The Consumer Financial Protection Bureau has denied a petition from a regional payday lending company that sought to set aside a Civil Investigative Demand, ruling that its request was not overly broad and does not impose an undue burden, while also claiming the company failed to “meaningfully engage” in the meet-and-confer process because it was not negotiating in good faith.
In its petition, the company attempted to convince the CFPB that is a small business “that is barely getting by.” The number of stores operated by the company is decreasing and the company’s chief executive also serves as its chief compliance officer. The number of employees at the company has shrunk to 103 at the end of 2022, which is about half as many as the company employed five years ago. It has spent more than $82,000 complying with the CID so far, which represents 45% of its net income from 2022.
The company did not negotiate in good faith, the CFPB ruled, because it refused to propose modifications to the CID and only asked for its complete withdrawal. When the Office of Enforcement attempted to discuss ways to minimize the burden of the CFPB, that company said it “would not engage in any detailed discussion about any specific request in the CID,” the CFPB wrote in its ruling. “Simply insisting that a CID be entirely withdrawn does not amount to “meaningful engage[ment]” in the type of good-faith negotiation that is necessary for a meet-and-confer to be productive. This refusal to meaningfully engage in the meet-and-confer process would be reason alone to deny the petition.”

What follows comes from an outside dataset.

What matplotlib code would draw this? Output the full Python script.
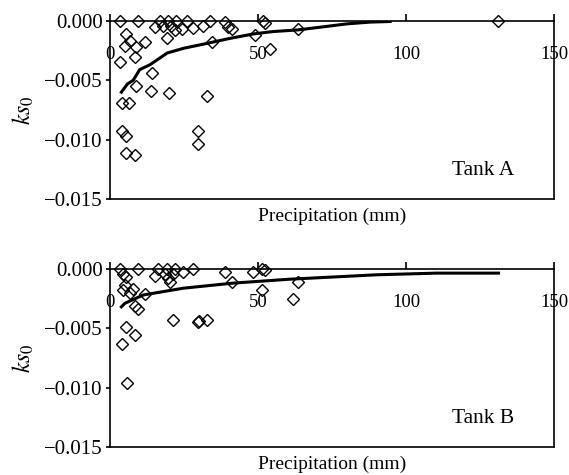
import matplotlib
matplotlib.use("Agg")
import matplotlib.pyplot as plt

plt.rcParams['font.family'] = ['Liberation Serif', 'DejaVu Serif']
plt.rcParams['mathtext.fontset'] = 'stix'

# Tank A observations (precipitation mm, ks0)
a_x = [3.4, 9.6, 16.9, 19.7, 22.5, 25.9, 33.8, 38.9, 51.8, 52.3, 131.0,
       15.2, 18.0, 20.8, 19.2, 21.9, 24.2, 28.1, 31.5, 40.0, 41.1, 49.0,
       63.6, 34.4, 54.1, 5.6, 6.8, 5.1, 9.0, 11.8, 8.4, 3.4, 14.4, 9.0,
       13.9, 20.0, 32.7, 4.2, 6.5, 4.2, 5.6, 5.4, 8.4, 29.6, 29.6]
a_y = [0.0, 0.0, 0.0, 0.0, 0.0, 0.0, 0.0, -0.0001, 0.0, -0.0002, 0.0,
       -0.0005, -0.0004, -0.0004, -0.0014, -0.0008, -0.0007, -0.0006, -0.0004, -0.0005, -0.0007, -0.0012,
       -0.0007, -0.0018, -0.0024, -0.0011, -0.0017, -0.0021, -0.0022, -0.0018, -0.0030, -0.0035, -0.0044, -0.0055,
       -0.0059, -0.0061, -0.0063, -0.0069, -0.0069, -0.0093, -0.0097, -0.0111, -0.0113, -0.0093, -0.0104]
a_curve_x = [3.9, 6.0, 7.9, 10.1, 13.5, 19.4, 25.0, 32.7, 40.0, 48.4, 55.0, 63.4, 72.0, 80.0, 88.0, 94.6]
a_curve_y = [-0.0060, -0.0053, -0.0050, -0.0041, -0.0037, -0.0027, -0.0023, -0.0019, -0.0015, -0.0011,
             -0.0009, -0.00076, -0.0005, -0.00025, -0.0001, -0.00005]

# Tank B observations
b_x = [3.4, 9.6, 16.3, 19.2, 22.0, 28.1, 4.5, 5.6, 15.2, 18.6, 19.7, 20.3, 21.4, 24.8,
       5.1, 4.5, 6.8, 7.9, 11.8, 9.6, 8.4, 21.4, 29.6, 30.2, 32.9, 5.6, 8.4, 4.1, 5.9,
       38.9, 41.1, 48.4, 51.2, 52.4, 51.2, 63.6, 61.9]
b_y = [0.0, 0.0, 0.0, 0.0, 0.0, 0.0, -0.0004, -0.0007, -0.00056, -0.0004, -0.0008, -0.0011, -0.0004, -0.0003,
       -0.0014, -0.0018, -0.0020, -0.0017, -0.0021, -0.0034, -0.0031, -0.0043, -0.0045, -0.0044, -0.0043,
       -0.0049, -0.0056, -0.0063, -0.0096,
       -0.0003, -0.0011, -0.0003, 0.0, -0.0001, -0.0018, -0.0011, -0.0025]
b_curve_x = [3.9, 5.1, 11.3, 24.8, 41.7, 60.8, 74.3, 90.1, 110.4, 131.2]
b_curve_y = [-0.0032, -0.0029, -0.0022, -0.00163, -0.0012, -0.00087, -0.0007, -0.0005, -0.00036, -0.00036]

xticks = [0, 50, 100, 150]
yticks = [0.0, -0.005, -0.010, -0.015]
ylabels = ['0.000', '\u22120.005', '\u22120.010', '\u22120.015']

fig = plt.figure(figsize=(5.69, 4.75), dpi=100)
ax1 = fig.add_axes([0.193, 0.581, 0.781, 0.375])
ax2 = fig.add_axes([0.193, 0.059, 0.781, 0.375])

panels = [(ax1, a_x, a_y, a_curve_x, a_curve_y, 'Tank A'),
          (ax2, b_x, b_y, b_curve_x, b_curve_y, 'Tank B')]

for ax, px, py, cx, cy, name in panels:
    ax.plot(px, py, 'D', ms=6.5, mfc='none', mec='black', mew=1.0, clip_on=False, zorder=3)
    ax.plot(cx, cy, '-', color='black', lw=2.2, zorder=4)
    ax.set_xlim(0, 150)
    ax.set_ylim(-0.015, 0.0)
    for s in ax.spines.values():
        s.set_linewidth(1.2)
    ax.set_xticks(xticks)
    ax.set_xticklabels([str(t) for t in xticks])
    ax.tick_params(axis='x', bottom=False, top=True, labelbottom=False, labeltop=True,
                   direction='out', length=5, width=1.2, pad=-35, labelsize=13.5)
    ax.set_yticks(yticks)
    ax.set_yticklabels(ylabels)
    ax.tick_params(axis='y', direction='out', length=3, width=1.2, pad=2, labelsize=15)
    ax.set_xlabel('Precipitation (mm)', fontsize=14, labelpad=6)
    ax.xaxis.set_label_position('bottom')
    ax.set_ylabel('$ks_0$', fontsize=17, labelpad=6)
    ax.text(126, -0.0126, name, ha='center', va='center', fontsize=15.5)

fig.savefig('out.png', dpi=100)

On top of that, the CFPB ruled the CID was not overly broad and that the company did not establish that the CID imposed an undue burden, the Bureau ruled. The company failed to provide specifics detailing why the CID was overly burdensome, CFPB Director Rohit Chopra said in his ruling. “… if Pacific Rim truly believes that the cost of compliance poses an existential threat to its business operations, it is unclear why the company has refused to engage in the good-faith negotiation that could substantially reduce its compliance burden,” he wrote.